## PROMPT
Count how many lines hold the word "this" and give that number as the whole answer.

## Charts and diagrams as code

---

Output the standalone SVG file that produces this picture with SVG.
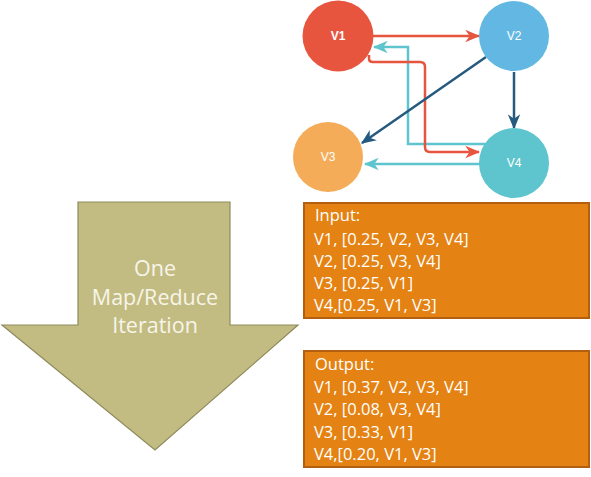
<svg xmlns="http://www.w3.org/2000/svg" width="591" height="477" viewBox="0 0 591 477">
<style>
.lbl{font-family:"Liberation Sans",Arial,sans-serif;font-size:12px;fill:#fff;text-anchor:middle;dominant-baseline:central}
.box{fill:#E48213;stroke:#B2600F;stroke-width:2}
.bt{font-family:"Open Sans","Liberation Sans",sans-serif;font-size:16.5px;fill:#fff}
.at{font-family:"Open Sans","Liberation Sans",sans-serif;font-size:21.5px;fill:#F7F5EA;text-anchor:middle}
.e{fill:none;stroke-width:2.5}
</style>
<defs>
<marker id="mr" viewBox="0 0 12 10" refX="11" refY="5" markerWidth="6" markerHeight="5.2" orient="auto" markerUnits="strokeWidth"><path d="M0,0 L12,5 L0,10 L3.5,5 z" fill="#E8553F"/></marker>
<marker id="mt" viewBox="0 0 12 10" refX="11" refY="5" markerWidth="6" markerHeight="5.2" orient="auto" markerUnits="strokeWidth"><path d="M0,0 L12,5 L0,10 L3.5,5 z" fill="#5EC4CD"/></marker>
<marker id="mb" viewBox="0 0 12 10" refX="11" refY="5" markerWidth="6" markerHeight="5.2" orient="auto" markerUnits="strokeWidth"><path d="M0,0 L12,5 L0,10 L3.5,5 z" fill="#255A7E"/></marker>
</defs>
<g id="iteration-arrow">
<polygon points="78,202 230,202 230,325 298,325 155,450 2,325 78,325" fill="#C3BC82" stroke="#8F8B5C" stroke-width="1.2"/>
<text class="at" x="155" y="276">One</text>
<text class="at" x="155" y="305">Map/Reduce</text>
<text class="at" x="155" y="333">Iteration</text>
</g>
<g id="input-box">
<rect class="box" x="304" y="203" width="285" height="115"/>
<text class="bt" x="315" y="221">Input:</text>
<text class="bt" x="314" y="245">V1, [0.25, V2, V3, V4]</text>
<text class="bt" x="314" y="267">V2, [0.25, V3, V4]</text>
<text class="bt" x="314" y="289">V3, [0.25, V1]</text>
<text class="bt" x="314" y="311">V4,[0.25, V1, V3]</text>
</g>
<g id="output-box">
<rect class="box" x="304" y="351" width="285" height="116"/>
<text class="bt" x="315" y="370">Output:</text>
<text class="bt" x="314" y="393">V1, [0.37, V2, V3, V4]</text>
<text class="bt" x="314" y="415">V2, [0.08, V3, V4]</text>
<text class="bt" x="314" y="438">V3, [0.33, V1]</text>
<text class="bt" x="314" y="460">V4,[0.20, V1, V3]</text>
</g>
<g id="connectors">
<path class="e" stroke="#E8553F" d="M373,36 H479" marker-end="url(#mr)"/>
<path class="e" stroke="#5EC4CD" d="M485,144 H408 V47 H374" marker-end="url(#mt)"/>
<path class="e" stroke="#E8553F" d="M369,55 V59 Q369,62 373,62 H420 Q425,62 425,67 V147 Q425,152 430,152 H479" marker-end="url(#mr)"/>
<path class="e" stroke="#255A7E" d="M486,57 L362,143" marker-end="url(#mb)"/>
<path class="e" stroke="#255A7E" d="M514,72 V128" marker-end="url(#mb)"/>
<path class="e" stroke="#5EC4CD" d="M480,164 H365" marker-end="url(#mt)"/>
</g>
<g id="V1"><circle cx="338" cy="36" r="35.5" fill="#E8553F"/><text class="lbl" x="338" y="36" font-weight="bold">V1</text></g>
<g id="V2"><circle cx="514" cy="36" r="35" fill="#62B8E2"/><text class="lbl" x="514" y="36">V2</text></g>
<g id="V3"><circle cx="328" cy="157" r="35" fill="#F4AC58"/><text class="lbl" x="328" y="157">V3</text></g>
<g id="V4"><circle cx="514" cy="163" r="35" fill="#5EC4CD"/><text class="lbl" x="514" y="163">V4</text></g>
</svg>
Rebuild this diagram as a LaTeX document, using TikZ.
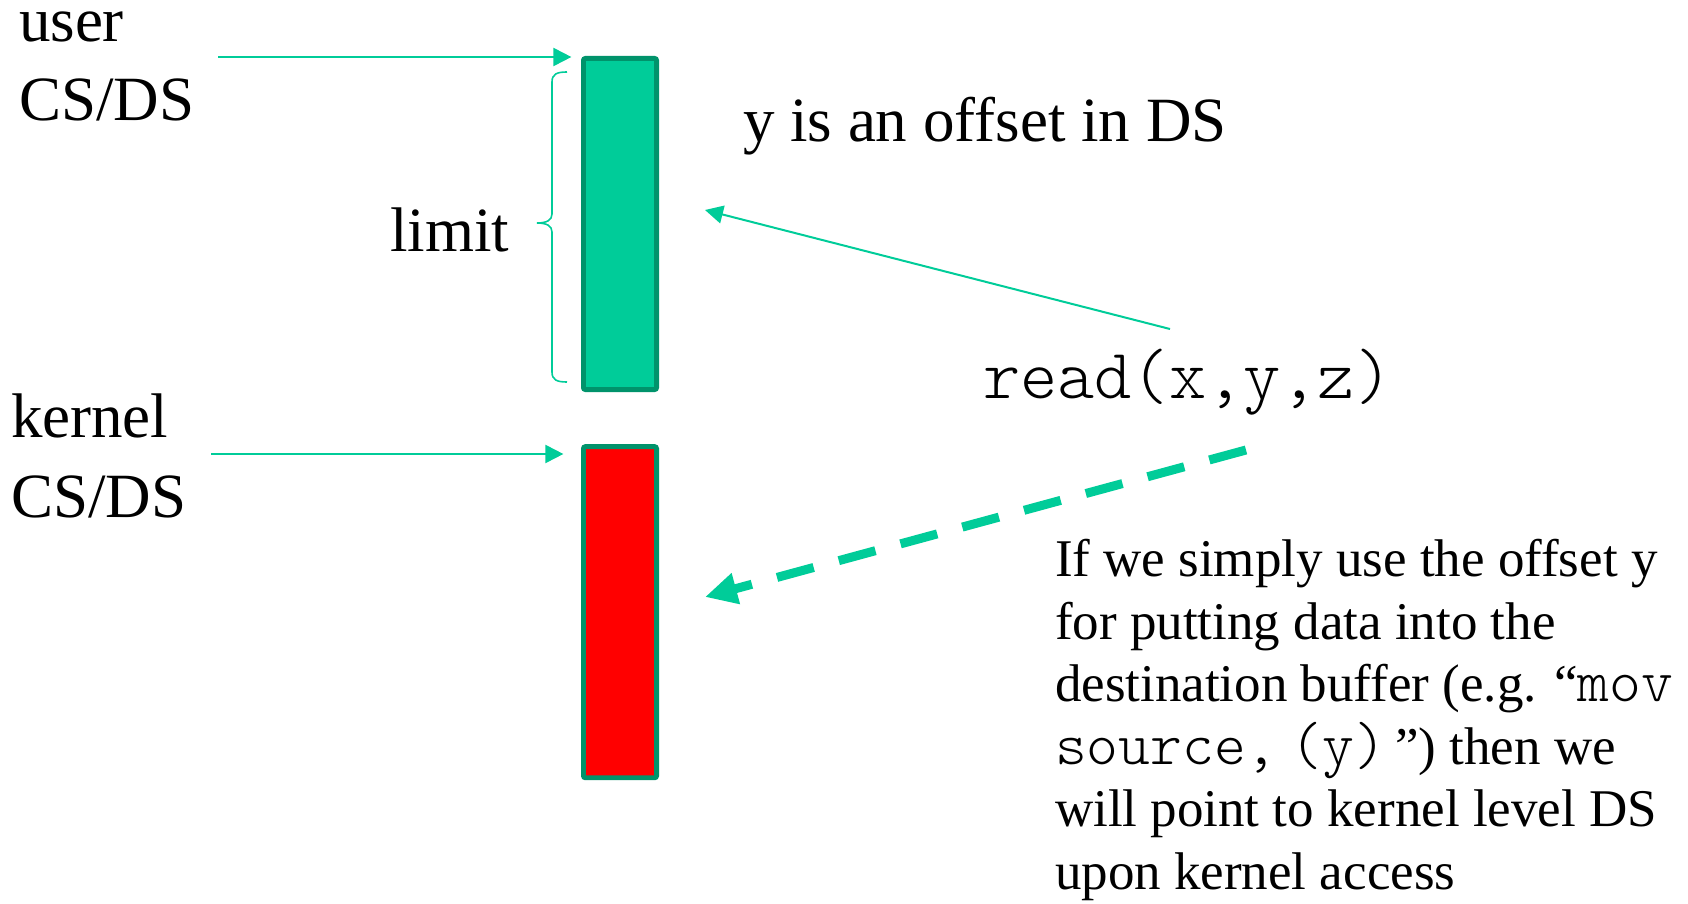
\documentclass[tikz,border=0pt]{standalone}
\usepackage{fontspec}
\setmainfont{Liberation Serif}
\setmonofont[Scale=1.143]{lmmonolt10-regular.otf}
\usetikzlibrary{arrows.meta,positioning}
\definecolor{segfill}{HTML}{00CC99}
\definecolor{segedge}{HTML}{00936B}
\definecolor{kernred}{HTML}{FF0000}

\begin{document}
\begin{tikzpicture}[x=0.5pt, y=-0.5pt, every node/.style={inner sep=0pt, outer sep=0pt},
    seg/.style={draw=segedge, line width=2.4pt, rounded corners=1pt, minimum width=36.6pt, minimum height=165.6pt},
    link/.style={segfill, line width=1pt, -{Triangle[length=9pt,width=9pt]}},
    big/.style={font=\fontsize{31.5}{39.8}\selectfont, align=left}]
        \useasboundingbox (0,0) rectangle (1688,904);
        % the two segments
        \node[seg,fill=segfill] (useg) at (620,224) {};
        \node[seg,fill=kernred,below=28.5pt of useg] (kseg) {};
        % labels on the left (base = last line)
        \node[big,anchor=base west] (ulbl) at (19,121) {user\\CS/DS};
        \node[big,anchor=base west] (klbl) at (11,517) {kernel\\CS/DS};
        \node[big,anchor=base west] (lim) at (390,251) {limit};
        \node[big,anchor=base west] (offs) at (743,141) {y is an offset in DS};
        \node[font=\ttfamily\fontsize{31}{37}\selectfont,anchor=base west] (read) at (983,398) {read(x,y,z)};
        \node[font=\fontsize{26.5}{31.25}\selectfont,align=left,anchor=base west] (note) at (1055,889)
            {If we simply use the offset y\\
             for putting data into the\\
             destination buffer (e.g. “\texttt{mov}\\
             \texttt{source,} \texttt{(y)}\,”) then we\\
             will point to kernel level DS\\
             upon kernel access};
        % connectors
        \coordinate (uin) at (218,57);
        \coordinate (kin) at (211,454);
        \coordinate (rtail) at (1170,329);
        \coordinate (uhit) at (705,210);
        \coordinate (dtail) at (1246,450);
        \coordinate (khit) at (705,597);
        \draw[link,shorten >=6pt] (uin) -- (uin -| useg.west);
        \draw[link,shorten >=10pt] (kin) -- (kin -| kseg.west);
        \draw[link] (rtail) -- (uhit);
        \draw[segfill,line width=4.5pt,dash pattern=on 19pt off 13pt,-{Triangle[length=16pt,width=15pt]}] (dtail) -- (khit);
        % brace for the limit
        \draw[segfill,line width=0.8pt] (567,72) .. controls (557,72) and (552,74) .. (552,82) -- (552,214)
            .. controls (552,220) and (547,223) .. (537,223) .. controls (547,223) and (552,226) .. (552,232)
            -- (552,372) .. controls (552,380) and (557,382) .. (567,382);
      \end{tikzpicture}
\end{document}
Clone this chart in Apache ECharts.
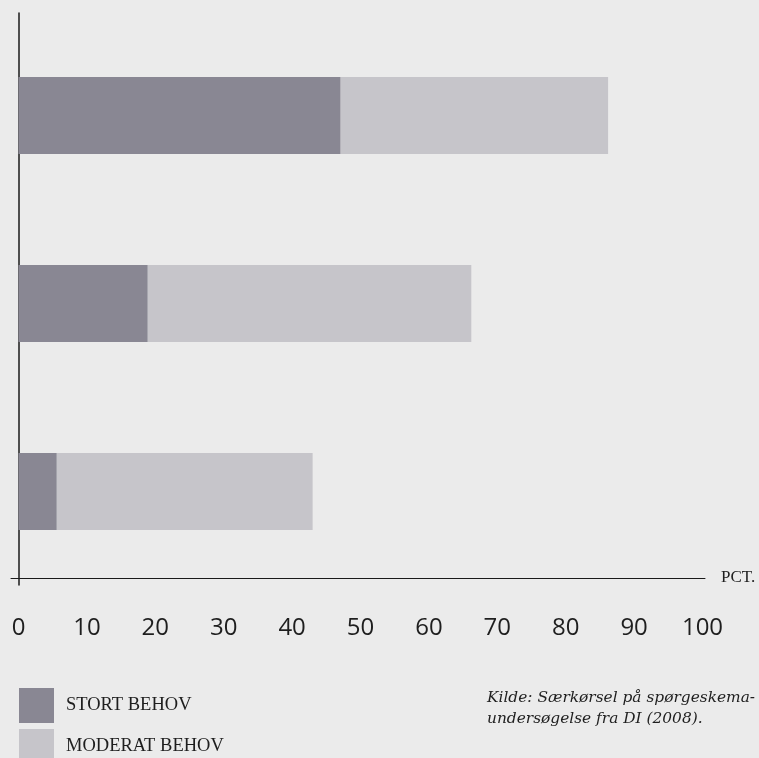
<!DOCTYPE html>
<html><head><meta charset="utf-8">
<script src="https://cdn.jsdelivr.net/npm/echarts@6/dist/echarts.min.js"></script>
<style>html,body{margin:0;padding:0;background:#ebebeb;}#c{width:759px;height:758px;}</style>
</head><body><div id="c"></div>
<script>
const categories = ['Gruppe 3', 'Gruppe 2', 'Gruppe 1'];
const stortBehov = [5.6, 18.9, 47.1];
const moderatBehov = [37.4, 47.3, 39.1];
const seriesNames = ['STORT BEHOV', 'MODERAT BEHOV'];
const sourceLines = ['Kilde: Særkørsel på spørgeskema-', 'undersøgelse fra DI (2008).'];

function legendFor(name, top, padTop) {
  return {
    orient: 'vertical', left: 19, top: top, itemWidth: 35, itemHeight: 35, padding: 0,
    icon: 'rect', selectedMode: false, data: [name],
    textStyle: {color: '#1e1e1e', fontFamily: 'Liberation Serif', fontSize: 18.5, padding: [padTop, 0, 0, 7]}
  };
}

const chart = echarts.init(document.getElementById('c'), null, {renderer: 'canvas'});
chart.setOption({
  backgroundColor: '#ebebeb',
  animation: false,
  grid: [
    {left: 18.5, right: 56.5, top: 21.5, height: 564},
    {left: 11, right: 54, top: 13, bottom: 173}
  ],
  xAxis: [
    {gridIndex: 0, type: 'value', min: 0, max: 100, interval: 10,
     axisLine: {show: false}, axisTick: {show: false}, splitLine: {show: false},
     axisLabel: {show: true, margin: 31, color: '#1e1e1e', fontFamily: 'Open Sans', fontSize: 24}},
    {gridIndex: 1, type: 'value', min: 0, max: 100, offset: -7,
     axisLine: {show: true, lineStyle: {color: '#1a1a1a', width: 1}},
     axisTick: {show: false}, axisLabel: {show: false}, splitLine: {show: false},
     name: 'PCT.', nameLocation: 'end', nameGap: 16,
     nameTextStyle: {color: '#1e1e1e', fontFamily: 'Liberation Serif', fontSize: 17}}
  ],
  yAxis: [
    {gridIndex: 0, type: 'category', data: categories,
     axisLine: {show: false}, axisTick: {show: false}, axisLabel: {show: false}},
    {gridIndex: 1, type: 'value', min: 0, max: 1, offset: -7.5,
     axisLine: {show: true, lineStyle: {color: '#1a1a1a', width: 1.5}},
     axisTick: {show: false}, axisLabel: {show: false}, splitLine: {show: false}}
  ],
  legend: [
    legendFor(seriesNames[0], 688, 4),
    legendFor(seriesNames[1], 729, 8)
  ],
  series: [
    {name: seriesNames[0], type: 'bar', stack: 'total', xAxisIndex: 0, yAxisIndex: 0,
     barWidth: 77, data: stortBehov, itemStyle: {color: '#898793'}},
    {name: seriesNames[1], type: 'bar', stack: 'total', xAxisIndex: 0, yAxisIndex: 0,
     barWidth: 77, data: moderatBehov, itemStyle: {color: '#c6c5ca'}}
  ],
  graphic: [
    {type: 'text', left: 487, top: 687,
     style: {text: sourceLines.join('\n'), fill: '#1e1e1e', font: 'italic 15.4px "DejaVu Serif"', lineHeight: 21}}
  ]
});
</script></body></html>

---

## RESULT
3